Source code of charts:
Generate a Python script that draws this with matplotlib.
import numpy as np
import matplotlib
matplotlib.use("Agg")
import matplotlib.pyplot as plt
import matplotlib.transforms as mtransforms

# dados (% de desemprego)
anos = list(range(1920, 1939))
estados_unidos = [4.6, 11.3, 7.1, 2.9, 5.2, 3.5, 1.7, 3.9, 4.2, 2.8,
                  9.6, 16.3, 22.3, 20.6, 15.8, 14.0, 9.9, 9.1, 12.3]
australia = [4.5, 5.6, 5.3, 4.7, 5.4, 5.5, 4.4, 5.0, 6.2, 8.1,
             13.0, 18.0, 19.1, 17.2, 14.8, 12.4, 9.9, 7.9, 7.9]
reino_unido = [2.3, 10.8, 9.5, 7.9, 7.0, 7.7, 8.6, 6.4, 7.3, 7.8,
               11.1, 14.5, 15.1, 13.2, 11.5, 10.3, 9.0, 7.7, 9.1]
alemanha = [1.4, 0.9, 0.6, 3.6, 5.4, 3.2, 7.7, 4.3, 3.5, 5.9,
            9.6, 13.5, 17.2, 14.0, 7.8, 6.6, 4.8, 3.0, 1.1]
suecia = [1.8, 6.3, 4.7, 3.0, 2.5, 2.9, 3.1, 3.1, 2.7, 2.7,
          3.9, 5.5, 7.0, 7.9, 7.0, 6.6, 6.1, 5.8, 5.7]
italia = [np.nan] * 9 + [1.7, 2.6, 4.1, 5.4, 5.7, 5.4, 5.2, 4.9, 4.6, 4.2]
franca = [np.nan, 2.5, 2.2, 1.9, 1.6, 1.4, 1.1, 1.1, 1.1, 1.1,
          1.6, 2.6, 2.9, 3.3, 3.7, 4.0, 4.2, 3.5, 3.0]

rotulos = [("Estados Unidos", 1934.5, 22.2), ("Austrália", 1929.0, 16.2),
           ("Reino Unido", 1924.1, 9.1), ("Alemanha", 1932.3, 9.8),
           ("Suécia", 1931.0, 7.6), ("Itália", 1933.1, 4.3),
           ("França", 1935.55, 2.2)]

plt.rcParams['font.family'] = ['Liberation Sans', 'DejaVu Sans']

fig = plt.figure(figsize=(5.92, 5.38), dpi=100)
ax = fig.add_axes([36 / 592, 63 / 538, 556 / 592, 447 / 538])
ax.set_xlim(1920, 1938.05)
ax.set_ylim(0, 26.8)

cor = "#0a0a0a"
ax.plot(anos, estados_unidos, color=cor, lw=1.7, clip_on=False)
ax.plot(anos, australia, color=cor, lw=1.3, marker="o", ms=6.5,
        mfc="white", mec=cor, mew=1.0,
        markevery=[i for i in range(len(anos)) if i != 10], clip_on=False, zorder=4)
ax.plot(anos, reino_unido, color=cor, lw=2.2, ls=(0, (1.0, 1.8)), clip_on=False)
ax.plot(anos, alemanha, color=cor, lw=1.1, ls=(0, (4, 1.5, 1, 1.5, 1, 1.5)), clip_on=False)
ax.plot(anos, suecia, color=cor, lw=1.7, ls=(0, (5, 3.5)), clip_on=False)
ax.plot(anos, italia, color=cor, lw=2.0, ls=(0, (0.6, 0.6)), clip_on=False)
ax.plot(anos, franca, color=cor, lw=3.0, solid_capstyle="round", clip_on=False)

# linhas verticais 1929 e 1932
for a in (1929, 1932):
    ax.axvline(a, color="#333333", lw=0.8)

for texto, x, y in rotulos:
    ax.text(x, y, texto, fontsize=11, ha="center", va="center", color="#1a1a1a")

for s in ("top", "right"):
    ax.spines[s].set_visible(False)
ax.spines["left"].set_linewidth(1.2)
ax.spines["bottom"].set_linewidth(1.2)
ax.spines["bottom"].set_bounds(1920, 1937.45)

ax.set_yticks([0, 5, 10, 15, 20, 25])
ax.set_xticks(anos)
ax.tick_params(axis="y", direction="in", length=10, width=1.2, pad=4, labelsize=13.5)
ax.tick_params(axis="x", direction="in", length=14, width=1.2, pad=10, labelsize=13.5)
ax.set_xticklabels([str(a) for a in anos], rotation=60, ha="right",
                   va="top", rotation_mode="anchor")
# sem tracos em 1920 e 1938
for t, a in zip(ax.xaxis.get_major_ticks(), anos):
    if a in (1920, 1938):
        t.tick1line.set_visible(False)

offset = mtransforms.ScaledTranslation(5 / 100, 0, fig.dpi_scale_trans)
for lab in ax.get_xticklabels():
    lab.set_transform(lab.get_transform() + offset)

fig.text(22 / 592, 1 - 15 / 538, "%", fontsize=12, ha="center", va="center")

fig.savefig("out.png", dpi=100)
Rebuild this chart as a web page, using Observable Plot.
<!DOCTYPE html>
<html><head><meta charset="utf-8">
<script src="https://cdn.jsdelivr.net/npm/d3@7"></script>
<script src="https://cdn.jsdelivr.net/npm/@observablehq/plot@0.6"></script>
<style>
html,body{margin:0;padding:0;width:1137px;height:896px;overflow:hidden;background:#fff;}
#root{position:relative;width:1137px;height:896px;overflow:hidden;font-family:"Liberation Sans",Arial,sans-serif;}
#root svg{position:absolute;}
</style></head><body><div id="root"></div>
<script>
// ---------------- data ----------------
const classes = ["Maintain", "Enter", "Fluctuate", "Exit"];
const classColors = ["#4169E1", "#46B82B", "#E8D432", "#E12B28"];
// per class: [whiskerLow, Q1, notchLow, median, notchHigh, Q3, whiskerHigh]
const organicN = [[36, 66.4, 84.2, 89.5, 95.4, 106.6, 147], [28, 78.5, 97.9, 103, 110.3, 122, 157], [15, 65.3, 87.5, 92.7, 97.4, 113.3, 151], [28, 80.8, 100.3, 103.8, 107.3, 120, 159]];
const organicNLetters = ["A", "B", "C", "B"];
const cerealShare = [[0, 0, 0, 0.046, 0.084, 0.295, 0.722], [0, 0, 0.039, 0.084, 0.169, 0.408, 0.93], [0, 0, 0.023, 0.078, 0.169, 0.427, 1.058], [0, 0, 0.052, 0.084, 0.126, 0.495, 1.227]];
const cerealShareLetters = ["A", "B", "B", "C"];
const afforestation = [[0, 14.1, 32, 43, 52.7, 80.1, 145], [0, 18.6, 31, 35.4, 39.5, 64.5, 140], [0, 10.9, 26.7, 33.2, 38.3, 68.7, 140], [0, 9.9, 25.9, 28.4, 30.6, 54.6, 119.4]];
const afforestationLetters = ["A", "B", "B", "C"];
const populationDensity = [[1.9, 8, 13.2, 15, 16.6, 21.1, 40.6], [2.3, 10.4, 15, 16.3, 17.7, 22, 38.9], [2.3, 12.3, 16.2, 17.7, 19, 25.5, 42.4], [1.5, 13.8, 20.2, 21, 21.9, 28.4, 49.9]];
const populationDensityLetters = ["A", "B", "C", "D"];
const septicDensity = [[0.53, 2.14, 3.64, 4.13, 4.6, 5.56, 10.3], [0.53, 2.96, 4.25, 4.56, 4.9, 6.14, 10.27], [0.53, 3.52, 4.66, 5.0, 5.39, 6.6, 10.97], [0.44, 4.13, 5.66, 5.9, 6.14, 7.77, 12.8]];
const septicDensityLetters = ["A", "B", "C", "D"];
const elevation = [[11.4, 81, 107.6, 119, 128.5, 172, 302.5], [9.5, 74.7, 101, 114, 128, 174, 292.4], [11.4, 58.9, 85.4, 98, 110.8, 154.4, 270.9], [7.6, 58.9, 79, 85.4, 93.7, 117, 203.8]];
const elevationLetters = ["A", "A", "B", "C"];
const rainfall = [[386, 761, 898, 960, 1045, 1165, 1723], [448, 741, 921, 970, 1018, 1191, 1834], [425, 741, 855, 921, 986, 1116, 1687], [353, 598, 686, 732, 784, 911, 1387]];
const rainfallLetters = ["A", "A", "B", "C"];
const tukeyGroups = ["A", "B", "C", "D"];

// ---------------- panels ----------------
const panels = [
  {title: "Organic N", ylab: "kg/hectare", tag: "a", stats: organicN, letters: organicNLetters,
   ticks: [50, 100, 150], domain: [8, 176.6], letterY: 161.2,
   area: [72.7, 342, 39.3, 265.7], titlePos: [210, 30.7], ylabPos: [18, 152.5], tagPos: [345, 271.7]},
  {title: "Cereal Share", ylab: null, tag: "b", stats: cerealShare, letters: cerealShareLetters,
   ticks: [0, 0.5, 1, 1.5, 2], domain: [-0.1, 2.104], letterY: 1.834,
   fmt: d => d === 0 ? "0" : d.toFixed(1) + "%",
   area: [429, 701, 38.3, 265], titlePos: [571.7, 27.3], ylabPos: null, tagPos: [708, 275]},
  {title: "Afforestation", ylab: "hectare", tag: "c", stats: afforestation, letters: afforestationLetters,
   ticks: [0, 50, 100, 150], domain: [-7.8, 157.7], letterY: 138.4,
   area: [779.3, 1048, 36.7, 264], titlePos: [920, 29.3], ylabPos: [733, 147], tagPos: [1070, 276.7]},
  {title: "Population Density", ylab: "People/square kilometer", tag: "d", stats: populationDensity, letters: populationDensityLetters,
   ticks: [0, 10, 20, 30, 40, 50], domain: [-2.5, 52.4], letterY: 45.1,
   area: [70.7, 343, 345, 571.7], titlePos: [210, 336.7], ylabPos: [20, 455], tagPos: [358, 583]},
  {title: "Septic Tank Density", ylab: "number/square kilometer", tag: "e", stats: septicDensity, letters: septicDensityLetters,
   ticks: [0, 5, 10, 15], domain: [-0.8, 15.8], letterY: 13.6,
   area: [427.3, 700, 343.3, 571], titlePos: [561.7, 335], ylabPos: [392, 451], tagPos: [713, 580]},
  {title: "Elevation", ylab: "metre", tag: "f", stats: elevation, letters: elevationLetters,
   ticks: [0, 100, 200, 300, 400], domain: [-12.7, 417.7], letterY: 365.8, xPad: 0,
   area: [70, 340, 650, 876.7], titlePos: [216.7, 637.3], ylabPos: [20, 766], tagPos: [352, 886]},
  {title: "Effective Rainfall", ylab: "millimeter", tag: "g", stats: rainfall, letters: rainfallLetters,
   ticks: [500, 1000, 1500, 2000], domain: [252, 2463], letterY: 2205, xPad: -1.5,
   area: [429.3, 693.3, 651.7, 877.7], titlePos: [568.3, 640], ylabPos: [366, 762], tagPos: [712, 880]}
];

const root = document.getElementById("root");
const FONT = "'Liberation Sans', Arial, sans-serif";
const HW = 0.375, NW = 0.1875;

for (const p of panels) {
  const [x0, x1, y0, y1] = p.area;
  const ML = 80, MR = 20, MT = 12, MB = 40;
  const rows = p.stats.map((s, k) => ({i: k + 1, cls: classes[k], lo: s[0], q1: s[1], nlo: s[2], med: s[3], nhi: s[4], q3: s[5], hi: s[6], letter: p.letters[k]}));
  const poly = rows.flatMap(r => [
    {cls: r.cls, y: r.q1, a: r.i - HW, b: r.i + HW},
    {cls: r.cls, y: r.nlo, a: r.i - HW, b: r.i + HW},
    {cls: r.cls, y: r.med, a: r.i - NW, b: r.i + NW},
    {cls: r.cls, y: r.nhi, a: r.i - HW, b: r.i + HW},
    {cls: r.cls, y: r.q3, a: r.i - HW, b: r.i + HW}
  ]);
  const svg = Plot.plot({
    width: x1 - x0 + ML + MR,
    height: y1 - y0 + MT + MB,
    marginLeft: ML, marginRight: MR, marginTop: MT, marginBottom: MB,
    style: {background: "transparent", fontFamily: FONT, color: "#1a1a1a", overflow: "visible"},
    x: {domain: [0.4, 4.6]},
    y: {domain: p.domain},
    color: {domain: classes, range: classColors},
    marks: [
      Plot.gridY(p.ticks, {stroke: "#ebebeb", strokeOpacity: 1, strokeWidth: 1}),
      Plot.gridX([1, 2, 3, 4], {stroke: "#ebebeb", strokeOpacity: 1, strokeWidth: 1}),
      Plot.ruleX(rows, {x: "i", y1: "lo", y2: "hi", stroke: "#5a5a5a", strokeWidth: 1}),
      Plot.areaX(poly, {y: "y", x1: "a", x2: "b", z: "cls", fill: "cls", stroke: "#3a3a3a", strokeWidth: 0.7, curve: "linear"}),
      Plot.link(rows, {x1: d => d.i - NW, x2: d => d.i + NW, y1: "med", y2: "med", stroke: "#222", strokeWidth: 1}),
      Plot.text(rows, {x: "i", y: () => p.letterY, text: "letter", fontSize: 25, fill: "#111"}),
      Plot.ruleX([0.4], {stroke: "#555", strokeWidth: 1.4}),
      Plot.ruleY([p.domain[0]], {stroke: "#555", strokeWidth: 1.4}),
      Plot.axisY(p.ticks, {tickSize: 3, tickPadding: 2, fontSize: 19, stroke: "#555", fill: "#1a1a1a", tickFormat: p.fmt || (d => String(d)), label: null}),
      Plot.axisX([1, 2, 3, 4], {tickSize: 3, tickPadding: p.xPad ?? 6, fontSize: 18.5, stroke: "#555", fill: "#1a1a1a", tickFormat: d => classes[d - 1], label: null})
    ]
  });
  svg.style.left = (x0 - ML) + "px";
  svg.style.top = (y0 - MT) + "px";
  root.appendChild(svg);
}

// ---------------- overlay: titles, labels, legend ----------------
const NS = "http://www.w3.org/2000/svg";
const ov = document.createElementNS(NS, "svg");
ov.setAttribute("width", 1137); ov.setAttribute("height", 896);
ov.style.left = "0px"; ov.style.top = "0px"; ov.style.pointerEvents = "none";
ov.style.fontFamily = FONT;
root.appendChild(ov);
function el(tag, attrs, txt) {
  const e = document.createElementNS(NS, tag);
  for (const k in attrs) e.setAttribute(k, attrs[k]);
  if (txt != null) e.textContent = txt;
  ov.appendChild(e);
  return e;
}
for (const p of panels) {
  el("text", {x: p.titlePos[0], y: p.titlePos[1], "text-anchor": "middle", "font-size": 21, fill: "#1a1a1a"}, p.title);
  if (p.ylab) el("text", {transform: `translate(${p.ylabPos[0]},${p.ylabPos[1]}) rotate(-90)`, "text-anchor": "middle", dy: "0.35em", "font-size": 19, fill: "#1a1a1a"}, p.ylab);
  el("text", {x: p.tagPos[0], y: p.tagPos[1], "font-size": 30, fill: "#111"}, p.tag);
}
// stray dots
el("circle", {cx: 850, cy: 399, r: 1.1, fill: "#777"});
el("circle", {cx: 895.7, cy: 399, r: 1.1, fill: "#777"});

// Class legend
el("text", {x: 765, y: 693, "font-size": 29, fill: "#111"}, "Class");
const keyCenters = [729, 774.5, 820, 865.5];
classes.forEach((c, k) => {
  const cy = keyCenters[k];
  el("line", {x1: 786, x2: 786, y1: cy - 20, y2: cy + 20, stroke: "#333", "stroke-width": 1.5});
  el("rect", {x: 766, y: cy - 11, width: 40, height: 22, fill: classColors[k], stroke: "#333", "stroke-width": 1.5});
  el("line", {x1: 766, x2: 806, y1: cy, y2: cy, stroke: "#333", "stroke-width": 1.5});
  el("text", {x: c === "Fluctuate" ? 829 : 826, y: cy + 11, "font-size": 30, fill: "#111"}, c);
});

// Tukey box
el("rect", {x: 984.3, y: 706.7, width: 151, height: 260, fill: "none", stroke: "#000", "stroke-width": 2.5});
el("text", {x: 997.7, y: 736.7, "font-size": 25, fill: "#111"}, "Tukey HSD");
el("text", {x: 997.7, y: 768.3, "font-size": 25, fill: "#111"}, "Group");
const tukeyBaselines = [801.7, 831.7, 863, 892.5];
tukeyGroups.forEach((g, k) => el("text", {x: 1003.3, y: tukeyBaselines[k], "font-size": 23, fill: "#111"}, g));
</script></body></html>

REQUIREMENTS:
Please copy only the lines between the first line of the entries and the line with "import matplotlib.transforms as mtransforms", keeping those two end lines as well, exactly as written.

WORKED SOLUTION:
Generate a Python script that draws this with matplotlib.
import numpy as np
import matplotlib
matplotlib.use("Agg")
import matplotlib.pyplot as plt
import matplotlib.transforms as mtransforms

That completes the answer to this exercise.